Marked by record breaking land and ocean temperatures, the decade between 2011-2020 saw continued rising concentrations of greenhouse gasses that “turbo charged” dramatic glacier loss and sea-level rise, according to a new report from the UN World Meteorological Organization (WMO).
The report comes as the latest annual UN climate conference, COP28, reaches its midway point in Dubai, where countries have agreed on a new voluntary fund to pay vulnerable nations for losses and damages due to climate change.
But tough negotiations are ahead in the coming days regarding targets to curb greenhouse emissions and the phase out fossil fuels.
‘Profound’ impacts on Polar, mountain regions
The WMO Decadal State of the Climate report, which was launched in Dubai, reveals that between 2011 and 2020, more countries reported record high temperatures than in any other decade.
It also sounds the alarm at the “particularly profound transformation” taking place in the polar regions and high mountains.
WMO goes on to warn that climate shocks are undermining sustainable development, with a dire impact on global food security, displacement, and migration.
“Each decade since the 1990s has been warmer than the one before it, and we see no immediate sign of this trend reversing,” WMO Secretary-General Petteri Taalas said, and underscored: “We are losing the race to save our melting glaciers and ice sheets.”
“We have to cut greenhouse gas emissions as a top and overriding priority for the planet in order to prevent climate change spiralling out of control,” he urged.
‘A glimmer of hope’
The report paints a grim picture, but it also highlights positive developments, including that successful international efforts to phase out ozone-depleting chemicals under the Montreal Protocol have resulted in a smaller Antarctic ozone hole during the 2011-2020 period.
In addition, advancements in forecasts, early warning systems, and coordinated disaster management have reduced casualties from extreme events, even though economic losses have increased, the WMO researchers observed.
Overall, however, the report underscores the need for more substantial measures.
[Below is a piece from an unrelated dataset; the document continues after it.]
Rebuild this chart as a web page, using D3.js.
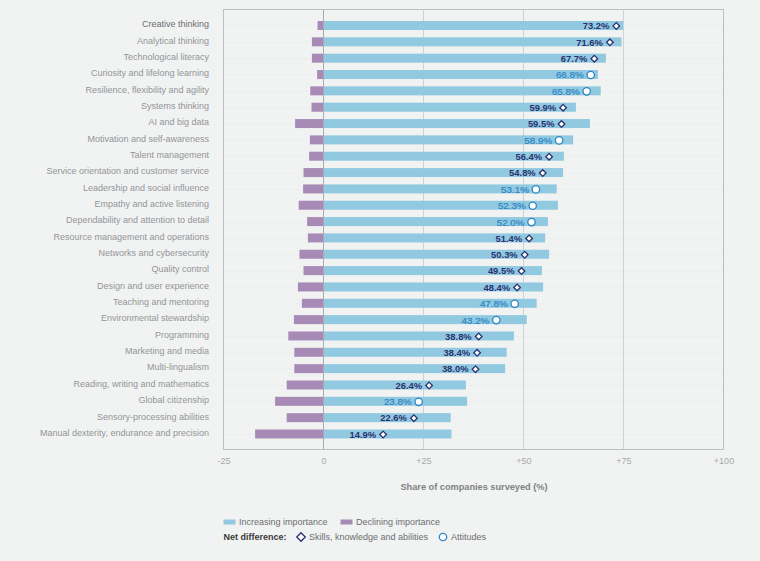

Indeed, while public and private climate finance nearly doubled from 2011 to 2020, a sevenfold increase is necessary by the decade’s end to meet climate objectives.
Key facts
The key findings made by the report’s authors cover multiple areas.
Proven by six different data sets used by WMO to be the warmest decade on record, the period of 2011-2020 has also beaten the record in greenhouse gas emissions.
For about 10,000 years before the start of the industrial era, atmospheric carbon dioxide remained almost constant, but since the mid-19th century when the industrial revolution broke up, CO2 has increased by nearly 50 per cent. That happened primarily due to the combustion of fossil fuels, deforestation, and changes in land-use.
To stabilize the climate and prevent further warming, emissions must be reduced massively, the report says, yet the greenhouse emissions keep amassing. Which the UN weather agency outlined in every detail in its Greenhouse Gas Bulletin published in November.
Ocean impact
The current climate warming has highlighted the particularly dire situation of the planet’s oceans: around 90 per cent of the accumulated heat in the Earth system is stored in the ocean. The report shows a strong increase of ocean warming rates over the past two decades.
At the same time, the accumulation of CO2 in the ocean drives up its acidification. A drop in the oceanic pH rate makes it more challenging for marine organisms to build and maintain their shells and skeletons – an imminent threat to marine biodiversity.
Melting ice
Another troubling factor of warming waters has been the melting of ice shields both on the North and South Poles that is driving up sea levels.
For example, during the past decade the Greenland and Antarctic continental ice sheets – the largest freshwater reservoirs on Earth – have lost 38 per cent more ice compared to 2001-2010.
As for Antarctica, the continental ice sheet lost ice at an average rate of 143 gigatonnes per year during the decade under study, with more than three-quarters of this mass loss coming from West Antarctica. Compared to the previous decade (2001-2010), this represents an increase of nearly 75 per cent in ice losses.
Ahead of COP28, UN Secretary-General António Guterres visited the area and noted with alarm the catastrophic impacts of climate change there.
“Fossil fuel pollution is heating our planet, unleashing climate anarchy in Antarctica,” said Mr. Guterres.
More damage, more often
There was a stark contrast between natural disasters causing large numbers of casualties and those incurring great economic losses, both in terms of the type of such events and their geographic distribution.
According to WMO, of the 13 known disasters during the period resulting in more than 1,000 deaths, six were heatwaves, four were monsoonal flooding or landslides associated with such flooding, and three were tropical cyclones.
Of the 27 events with known economic losses exceeding $10 billion dollars, in 2022, 16 occurred within the United States and eight in East Asia, 13 of the 27 events were tropical cyclones, eight floods and three wildfires.